**Plotting code records**.

--- --- ---

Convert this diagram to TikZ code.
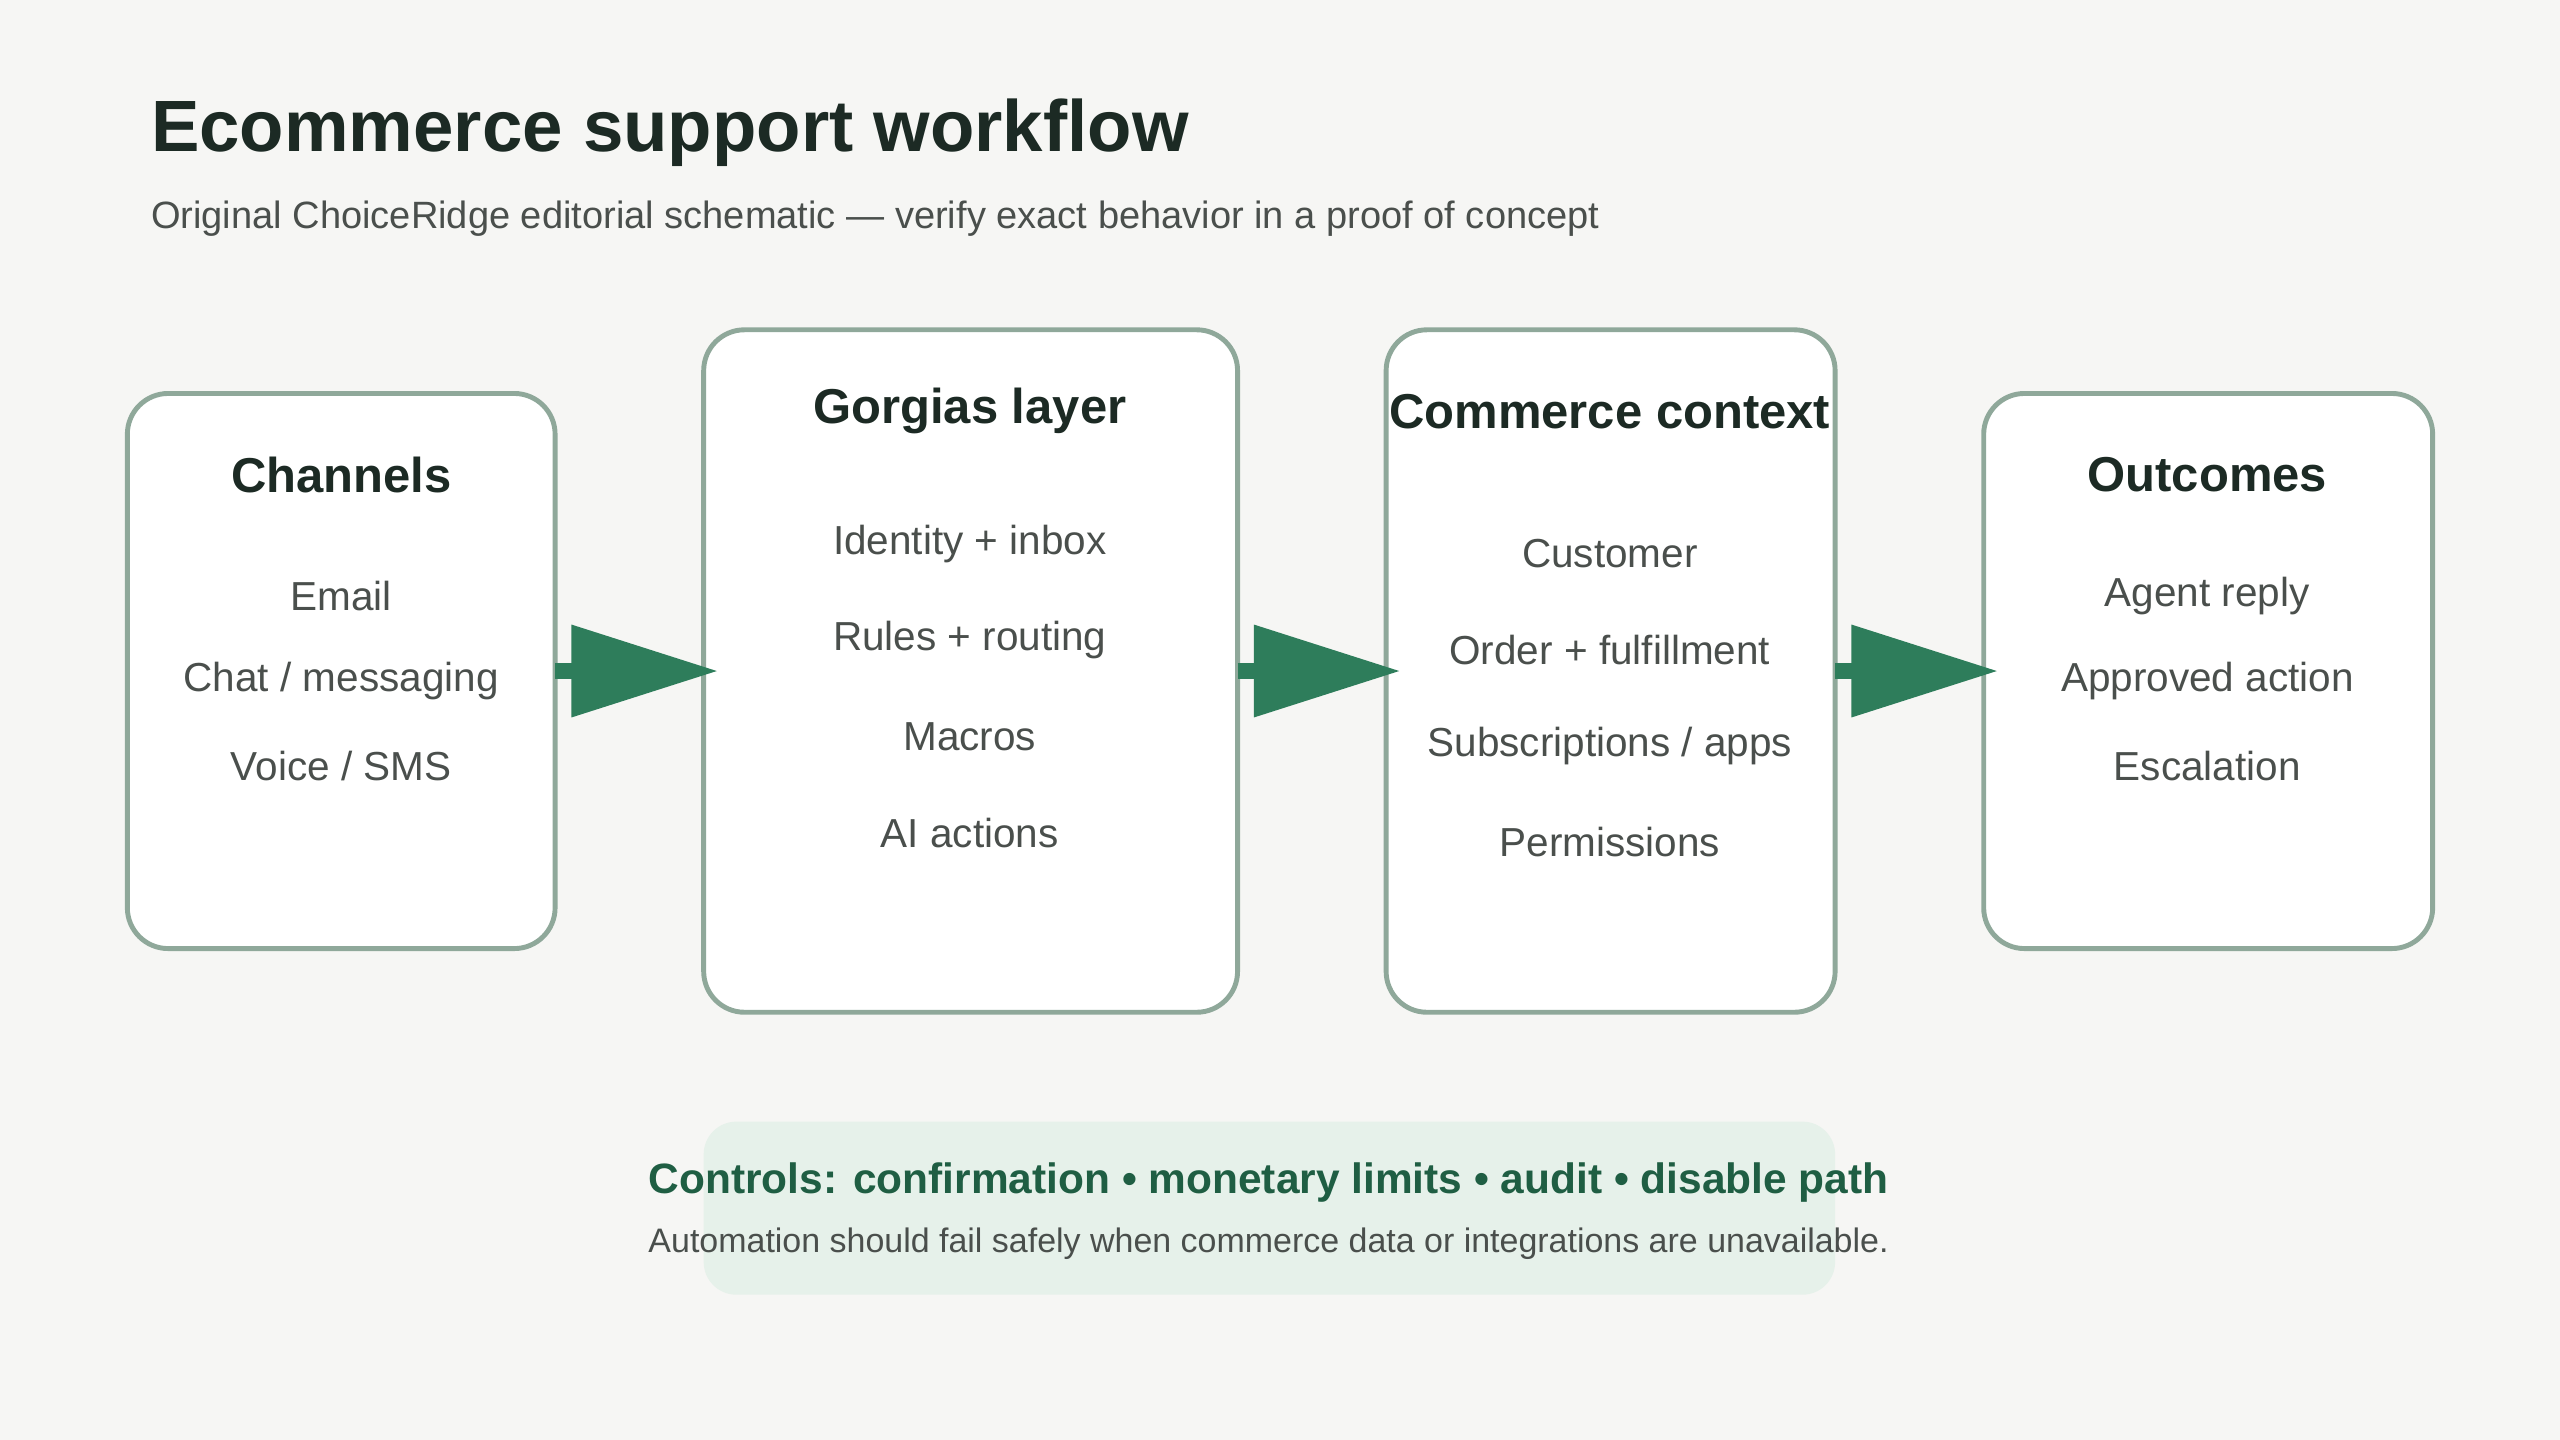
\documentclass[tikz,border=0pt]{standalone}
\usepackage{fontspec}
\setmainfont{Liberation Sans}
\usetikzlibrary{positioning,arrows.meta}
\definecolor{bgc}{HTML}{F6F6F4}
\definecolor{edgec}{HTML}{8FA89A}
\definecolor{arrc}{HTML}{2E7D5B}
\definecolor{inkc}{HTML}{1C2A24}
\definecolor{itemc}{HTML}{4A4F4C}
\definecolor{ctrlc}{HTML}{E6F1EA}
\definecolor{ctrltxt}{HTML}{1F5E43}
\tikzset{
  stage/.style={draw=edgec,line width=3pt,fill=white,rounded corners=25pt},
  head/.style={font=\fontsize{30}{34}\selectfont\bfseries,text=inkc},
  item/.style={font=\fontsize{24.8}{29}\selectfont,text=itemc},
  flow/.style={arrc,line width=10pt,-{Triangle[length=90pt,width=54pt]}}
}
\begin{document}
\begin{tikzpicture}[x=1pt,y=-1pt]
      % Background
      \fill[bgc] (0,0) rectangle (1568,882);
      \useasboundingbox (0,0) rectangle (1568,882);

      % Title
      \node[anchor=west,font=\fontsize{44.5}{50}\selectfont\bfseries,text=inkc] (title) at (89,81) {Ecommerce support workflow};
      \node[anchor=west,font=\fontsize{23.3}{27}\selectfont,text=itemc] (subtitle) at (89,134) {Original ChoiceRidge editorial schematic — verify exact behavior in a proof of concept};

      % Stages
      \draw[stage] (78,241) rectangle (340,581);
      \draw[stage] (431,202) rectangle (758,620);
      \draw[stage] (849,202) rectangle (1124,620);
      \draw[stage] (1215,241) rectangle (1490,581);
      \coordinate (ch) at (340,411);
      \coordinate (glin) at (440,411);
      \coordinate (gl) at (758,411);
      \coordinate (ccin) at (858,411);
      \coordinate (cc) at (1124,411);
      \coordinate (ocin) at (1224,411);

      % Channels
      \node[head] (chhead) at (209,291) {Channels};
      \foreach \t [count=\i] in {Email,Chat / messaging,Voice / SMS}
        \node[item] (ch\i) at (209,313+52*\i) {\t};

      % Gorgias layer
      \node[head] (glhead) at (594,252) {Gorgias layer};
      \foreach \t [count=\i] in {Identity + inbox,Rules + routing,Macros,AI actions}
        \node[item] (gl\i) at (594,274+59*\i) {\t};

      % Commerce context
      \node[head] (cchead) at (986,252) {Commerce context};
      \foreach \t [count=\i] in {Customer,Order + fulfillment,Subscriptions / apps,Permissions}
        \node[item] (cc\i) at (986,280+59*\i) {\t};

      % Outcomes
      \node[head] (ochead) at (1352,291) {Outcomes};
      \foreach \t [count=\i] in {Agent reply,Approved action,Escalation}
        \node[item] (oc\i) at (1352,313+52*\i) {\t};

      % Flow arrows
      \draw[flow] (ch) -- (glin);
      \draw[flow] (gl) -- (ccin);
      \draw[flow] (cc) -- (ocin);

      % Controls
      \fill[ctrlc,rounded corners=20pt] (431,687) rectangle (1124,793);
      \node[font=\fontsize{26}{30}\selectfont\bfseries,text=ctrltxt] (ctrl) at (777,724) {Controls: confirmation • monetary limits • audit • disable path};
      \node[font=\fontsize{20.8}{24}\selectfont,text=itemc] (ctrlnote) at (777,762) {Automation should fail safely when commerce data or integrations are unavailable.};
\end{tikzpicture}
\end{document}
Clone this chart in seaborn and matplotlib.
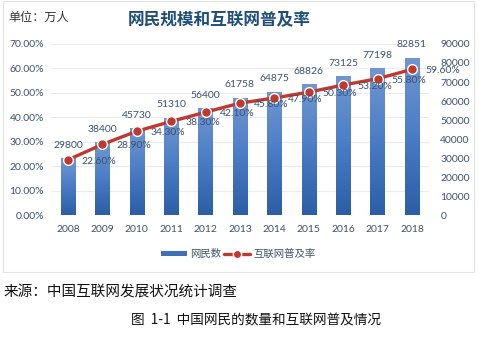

--- --- ---

**Exercise requirements**. Copy exactly the lines from the first line of the records above through the line with "(ch\i) at (209,313+52*\i)", both included, and nothing else. Pictures stay out.

**The output**.
Convert this diagram to TikZ code.
\documentclass[tikz,border=0pt]{standalone}
\usepackage{fontspec}
\setmainfont{Liberation Sans}
\usetikzlibrary{positioning,arrows.meta}
\definecolor{bgc}{HTML}{F6F6F4}
\definecolor{edgec}{HTML}{8FA89A}
\definecolor{arrc}{HTML}{2E7D5B}
\definecolor{inkc}{HTML}{1C2A24}
\definecolor{itemc}{HTML}{4A4F4C}
\definecolor{ctrlc}{HTML}{E6F1EA}
\definecolor{ctrltxt}{HTML}{1F5E43}
\tikzset{
  stage/.style={draw=edgec,line width=3pt,fill=white,rounded corners=25pt},
  head/.style={font=\fontsize{30}{34}\selectfont\bfseries,text=inkc},
  item/.style={font=\fontsize{24.8}{29}\selectfont,text=itemc},
  flow/.style={arrc,line width=10pt,-{Triangle[length=90pt,width=54pt]}}
}
\begin{document}
\begin{tikzpicture}[x=1pt,y=-1pt]
      % Background
      \fill[bgc] (0,0) rectangle (1568,882);
      \useasboundingbox (0,0) rectangle (1568,882);

      % Title
      \node[anchor=west,font=\fontsize{44.5}{50}\selectfont\bfseries,text=inkc] (title) at (89,81) {Ecommerce support workflow};
      \node[anchor=west,font=\fontsize{23.3}{27}\selectfont,text=itemc] (subtitle) at (89,134) {Original ChoiceRidge editorial schematic — verify exact behavior in a proof of concept};

      % Stages
      \draw[stage] (78,241) rectangle (340,581);
      \draw[stage] (431,202) rectangle (758,620);
      \draw[stage] (849,202) rectangle (1124,620);
      \draw[stage] (1215,241) rectangle (1490,581);
      \coordinate (ch) at (340,411);
      \coordinate (glin) at (440,411);
      \coordinate (gl) at (758,411);
      \coordinate (ccin) at (858,411);
      \coordinate (cc) at (1124,411);
      \coordinate (ocin) at (1224,411);

      % Channels
      \node[head] (chhead) at (209,291) {Channels};
      \foreach \t [count=\i] in {Email,Chat / messaging,Voice / SMS}
        \node[item] (ch\i) at (209,313+52*\i) {\t};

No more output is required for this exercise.